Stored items
** start **
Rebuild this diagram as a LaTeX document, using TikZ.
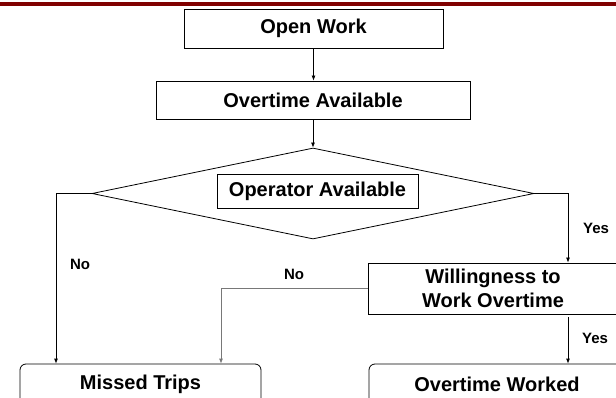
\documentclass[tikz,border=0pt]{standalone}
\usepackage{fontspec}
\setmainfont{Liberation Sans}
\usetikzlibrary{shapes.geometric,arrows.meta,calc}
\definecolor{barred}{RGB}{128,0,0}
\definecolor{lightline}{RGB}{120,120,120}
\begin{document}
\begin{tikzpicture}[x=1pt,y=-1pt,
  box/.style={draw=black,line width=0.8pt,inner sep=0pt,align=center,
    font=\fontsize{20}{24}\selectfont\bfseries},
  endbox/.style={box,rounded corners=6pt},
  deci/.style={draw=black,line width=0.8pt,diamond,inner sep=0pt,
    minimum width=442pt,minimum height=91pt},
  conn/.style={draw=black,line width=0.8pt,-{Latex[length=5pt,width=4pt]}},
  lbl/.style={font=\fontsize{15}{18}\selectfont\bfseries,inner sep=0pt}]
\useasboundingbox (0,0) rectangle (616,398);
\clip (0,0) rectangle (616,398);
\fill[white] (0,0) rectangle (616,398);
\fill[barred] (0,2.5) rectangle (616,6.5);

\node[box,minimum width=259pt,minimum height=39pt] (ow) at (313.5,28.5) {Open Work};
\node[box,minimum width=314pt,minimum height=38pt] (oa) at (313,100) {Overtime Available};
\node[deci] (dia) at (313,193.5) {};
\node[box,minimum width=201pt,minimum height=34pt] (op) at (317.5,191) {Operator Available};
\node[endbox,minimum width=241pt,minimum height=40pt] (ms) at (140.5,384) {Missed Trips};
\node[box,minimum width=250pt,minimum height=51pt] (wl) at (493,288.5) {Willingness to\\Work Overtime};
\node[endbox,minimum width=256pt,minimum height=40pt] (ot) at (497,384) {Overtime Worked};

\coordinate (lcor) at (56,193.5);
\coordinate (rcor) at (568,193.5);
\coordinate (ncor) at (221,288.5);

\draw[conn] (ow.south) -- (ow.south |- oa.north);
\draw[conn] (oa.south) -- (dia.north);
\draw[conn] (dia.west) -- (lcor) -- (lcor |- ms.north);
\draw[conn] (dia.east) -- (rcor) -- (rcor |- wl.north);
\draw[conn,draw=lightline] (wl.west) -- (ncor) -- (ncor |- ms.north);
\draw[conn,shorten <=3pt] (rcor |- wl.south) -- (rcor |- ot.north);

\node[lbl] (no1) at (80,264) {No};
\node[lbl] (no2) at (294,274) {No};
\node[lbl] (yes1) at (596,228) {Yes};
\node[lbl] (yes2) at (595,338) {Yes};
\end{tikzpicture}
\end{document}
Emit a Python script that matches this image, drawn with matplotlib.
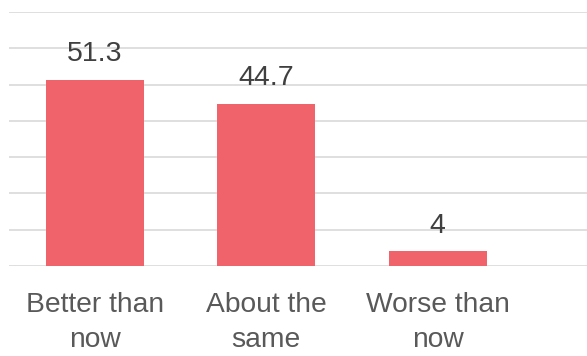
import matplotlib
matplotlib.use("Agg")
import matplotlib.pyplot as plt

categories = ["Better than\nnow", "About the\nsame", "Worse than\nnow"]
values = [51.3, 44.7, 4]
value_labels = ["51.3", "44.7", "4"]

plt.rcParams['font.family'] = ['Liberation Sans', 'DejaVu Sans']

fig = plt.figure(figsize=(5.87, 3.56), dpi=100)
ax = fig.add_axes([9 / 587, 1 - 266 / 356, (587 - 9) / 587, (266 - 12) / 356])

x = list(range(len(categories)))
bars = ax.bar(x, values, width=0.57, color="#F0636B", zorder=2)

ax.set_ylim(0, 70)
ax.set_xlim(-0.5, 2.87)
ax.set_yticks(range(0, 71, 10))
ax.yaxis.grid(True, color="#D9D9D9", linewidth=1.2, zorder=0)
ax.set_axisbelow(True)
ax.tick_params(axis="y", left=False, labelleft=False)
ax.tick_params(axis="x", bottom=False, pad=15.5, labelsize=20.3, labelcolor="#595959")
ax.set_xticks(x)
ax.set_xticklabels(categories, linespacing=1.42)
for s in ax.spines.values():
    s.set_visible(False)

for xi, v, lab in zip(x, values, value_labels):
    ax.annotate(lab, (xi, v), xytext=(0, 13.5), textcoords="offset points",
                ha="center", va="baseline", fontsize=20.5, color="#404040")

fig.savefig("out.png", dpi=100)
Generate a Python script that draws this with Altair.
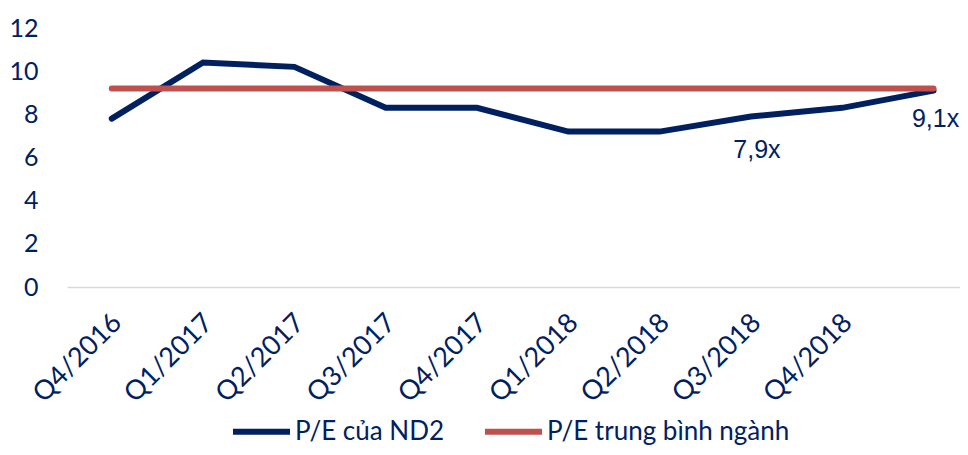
** end **
**INSTRUCTION:** Restate the listing above word for word, and skip the pictures.

**EXERCISE RESPONSE:**
Rebuild this diagram as a LaTeX document, using TikZ.
\documentclass[tikz,border=0pt]{standalone}
\usepackage{fontspec}
\setmainfont{Liberation Sans}
\usetikzlibrary{shapes.geometric,arrows.meta,calc}
\definecolor{barred}{RGB}{128,0,0}
\definecolor{lightline}{RGB}{120,120,120}
\begin{document}
\begin{tikzpicture}[x=1pt,y=-1pt,
  box/.style={draw=black,line width=0.8pt,inner sep=0pt,align=center,
    font=\fontsize{20}{24}\selectfont\bfseries},
  endbox/.style={box,rounded corners=6pt},
  deci/.style={draw=black,line width=0.8pt,diamond,inner sep=0pt,
    minimum width=442pt,minimum height=91pt},
  conn/.style={draw=black,line width=0.8pt,-{Latex[length=5pt,width=4pt]}},
  lbl/.style={font=\fontsize{15}{18}\selectfont\bfseries,inner sep=0pt}]
\useasboundingbox (0,0) rectangle (616,398);
\clip (0,0) rectangle (616,398);
\fill[white] (0,0) rectangle (616,398);
\fill[barred] (0,2.5) rectangle (616,6.5);

\node[box,minimum width=259pt,minimum height=39pt] (ow) at (313.5,28.5) {Open Work};
\node[box,minimum width=314pt,minimum height=38pt] (oa) at (313,100) {Overtime Available};
\node[deci] (dia) at (313,193.5) {};
\node[box,minimum width=201pt,minimum height=34pt] (op) at (317.5,191) {Operator Available};
\node[endbox,minimum width=241pt,minimum height=40pt] (ms) at (140.5,384) {Missed Trips};
\node[box,minimum width=250pt,minimum height=51pt] (wl) at (493,288.5) {Willingness to\\Work Overtime};
\node[endbox,minimum width=256pt,minimum height=40pt] (ot) at (497,384) {Overtime Worked};

\coordinate (lcor) at (56,193.5);
\coordinate (rcor) at (568,193.5);
\coordinate (ncor) at (221,288.5);

\draw[conn] (ow.south) -- (ow.south |- oa.north);
\draw[conn] (oa.south) -- (dia.north);
\draw[conn] (dia.west) -- (lcor) -- (lcor |- ms.north);
\draw[conn] (dia.east) -- (rcor) -- (rcor |- wl.north);
\draw[conn,draw=lightline] (wl.west) -- (ncor) -- (ncor |- ms.north);
\draw[conn,shorten <=3pt] (rcor |- wl.south) -- (rcor |- ot.north);

\node[lbl] (no1) at (80,264) {No};
\node[lbl] (no2) at (294,274) {No};
\node[lbl] (yes1) at (596,228) {Yes};
\node[lbl] (yes2) at (595,338) {Yes};
\end{tikzpicture}
\end{document}
Emit a Python script that matches this image, drawn with matplotlib.
import matplotlib
matplotlib.use("Agg")
import matplotlib.pyplot as plt

categories = ["Better than\nnow", "About the\nsame", "Worse than\nnow"]
values = [51.3, 44.7, 4]
value_labels = ["51.3", "44.7", "4"]

plt.rcParams['font.family'] = ['Liberation Sans', 'DejaVu Sans']

fig = plt.figure(figsize=(5.87, 3.56), dpi=100)
ax = fig.add_axes([9 / 587, 1 - 266 / 356, (587 - 9) / 587, (266 - 12) / 356])

x = list(range(len(categories)))
bars = ax.bar(x, values, width=0.57, color="#F0636B", zorder=2)

ax.set_ylim(0, 70)
ax.set_xlim(-0.5, 2.87)
ax.set_yticks(range(0, 71, 10))
ax.yaxis.grid(True, color="#D9D9D9", linewidth=1.2, zorder=0)
ax.set_axisbelow(True)
ax.tick_params(axis="y", left=False, labelleft=False)
ax.tick_params(axis="x", bottom=False, pad=15.5, labelsize=20.3, labelcolor="#595959")
ax.set_xticks(x)
ax.set_xticklabels(categories, linespacing=1.42)
for s in ax.spines.values():
    s.set_visible(False)

for xi, v, lab in zip(x, values, value_labels):
    ax.annotate(lab, (xi, v), xytext=(0, 13.5), textcoords="offset points",
                ha="center", va="baseline", fontsize=20.5, color="#404040")

fig.savefig("out.png", dpi=100)
Generate a Python script that draws this with Altair.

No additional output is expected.